» **Work instructions**
Don't include pictures. Quote the lines below from the first through the line that contains "import plotly.graph_objects as go".

» **Given data**
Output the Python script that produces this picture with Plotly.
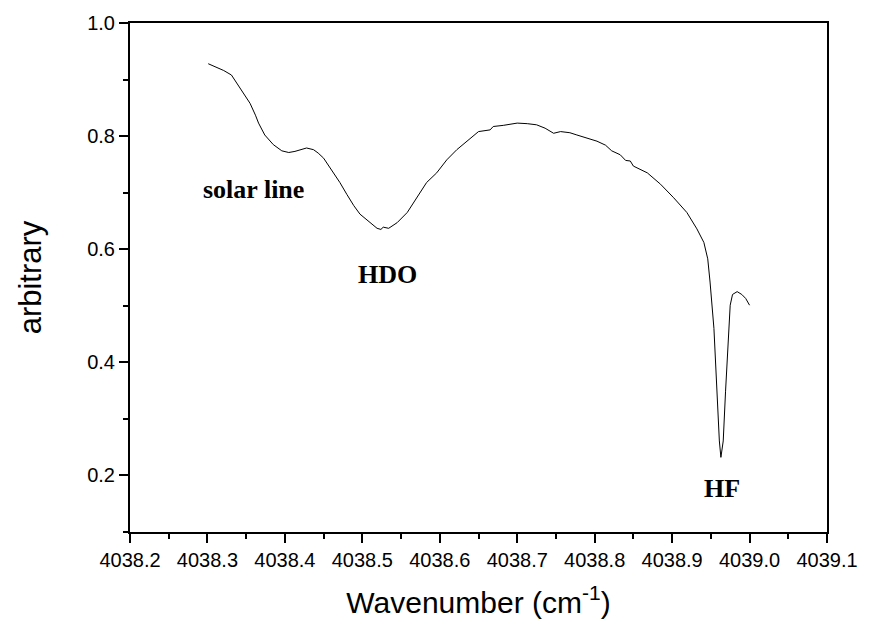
import plotly.graph_objects as go

# Spectrum
wavenumber = [
    4038.301, 4038.310, 4038.321, 4038.331, 4038.338, 4038.346, 4038.355, 4038.362,
    4038.366, 4038.374, 4038.385, 4038.396, 4038.405, 4038.413, 4038.420, 4038.428,
    4038.437, 4038.443, 4038.450, 4038.454, 4038.463, 4038.471, 4038.480, 4038.489,
    4038.497, 4038.510, 4038.519, 4038.524, 4038.527, 4038.534, 4038.545, 4038.558,
    4038.570, 4038.583, 4038.596, 4038.609, 4038.622, 4038.635, 4038.650, 4038.665,
    4038.669, 4038.682, 4038.700, 4038.713, 4038.725, 4038.736, 4038.747, 4038.756,
    4038.768, 4038.777, 4038.790, 4038.803, 4038.814, 4038.822, 4038.833, 4038.840,
    4038.846, 4038.850, 4038.868, 4038.885, 4038.902, 4038.919, 4038.932, 4038.941,
    4038.946, 4038.949, 4038.954, 4038.958, 4038.961, 4038.963, 4038.966, 4038.969,
    4038.972, 4038.975, 4038.978, 4038.984, 4038.990, 4038.995, 4039.000,
]
intensity = [
    0.928, 0.923, 0.916, 0.908, 0.893, 0.878, 0.858, 0.837,
    0.823, 0.802, 0.785, 0.774, 0.771, 0.773, 0.776, 0.779,
    0.776, 0.770, 0.761, 0.753, 0.735, 0.718, 0.697, 0.677,
    0.662, 0.647, 0.637, 0.635, 0.639, 0.637, 0.647, 0.665,
    0.691, 0.718, 0.735, 0.758, 0.776, 0.791, 0.808, 0.811,
    0.817, 0.819, 0.823, 0.822, 0.820, 0.814, 0.805, 0.808,
    0.806, 0.802, 0.796, 0.791, 0.784, 0.774, 0.767, 0.757,
    0.756, 0.747, 0.735, 0.715, 0.691, 0.665, 0.636, 0.612,
    0.583, 0.542, 0.460, 0.343, 0.261, 0.232, 0.261, 0.349,
    0.437, 0.501, 0.520, 0.525, 0.520, 0.513, 0.501,
]

label_text = ["solar line", "HDO", "HF"]
label_x = [4038.360, 4038.532, 4038.964]
label_y = [0.705, 0.556, 0.177]

x_ticks = [4038.2, 4038.3, 4038.4, 4038.5, 4038.6, 4038.7, 4038.8, 4038.9, 4039.0, 4039.1]
y_ticks = [0.2, 0.4, 0.6, 0.8, 1.0]

fig = go.Figure()
fig.add_trace(go.Scatter(
    x=wavenumber, y=intensity, mode="lines",
    line=dict(color="black", width=1), showlegend=False, hoverinfo="skip",
))

for t, x, y in zip(label_text, label_x, label_y):
    fig.add_annotation(
        x=x, y=y, text=f"<b>{t}</b>", showarrow=False,
        font=dict(family="Liberation Serif", size=26, color="black"),
        xanchor="center", yanchor="middle",
    )

axis_common = dict(
    showline=True, linecolor="black", linewidth=2, mirror=True,
    showgrid=False, zeroline=False, ticks="outside", tickcolor="black",
    tickwidth=2, ticklen=9,
    tickfont=dict(family="Liberation Sans", size=20, color="black"),
)

fig.update_xaxes(
    range=[4038.2, 4039.1], tickvals=x_ticks, tickformat=".1f",
    minor=dict(dtick=0.05, tick0=4038.2, ticks="outside", ticklen=5, tickwidth=2, tickcolor="black"),
    title=dict(text="Wavenumber (cm<sup>-1</sup>)", font=dict(family="Liberation Sans", size=30, color="black"), standoff=22),
    **axis_common,
)
fig.update_yaxes(
    range=[0.1, 1.0], tickvals=y_ticks, tickformat=".1f",
    minor=dict(dtick=0.1, tick0=0.1, ticks="outside", ticklen=5, tickwidth=2, tickcolor="black"),
    title=dict(text="arbitrary", font=dict(family="Liberation Sans", size=31, color="black"), standoff=36),
    **axis_common,
)

fig.update_layout(
    width=879, height=626,
    margin=dict(l=130, r=52, t=18, b=94),
    plot_bgcolor="white", paper_bgcolor="white",
)

fig.write_html("out.html")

» **Exercise answer**
Output the Python script that produces this picture with Plotly.
import plotly.graph_objects as go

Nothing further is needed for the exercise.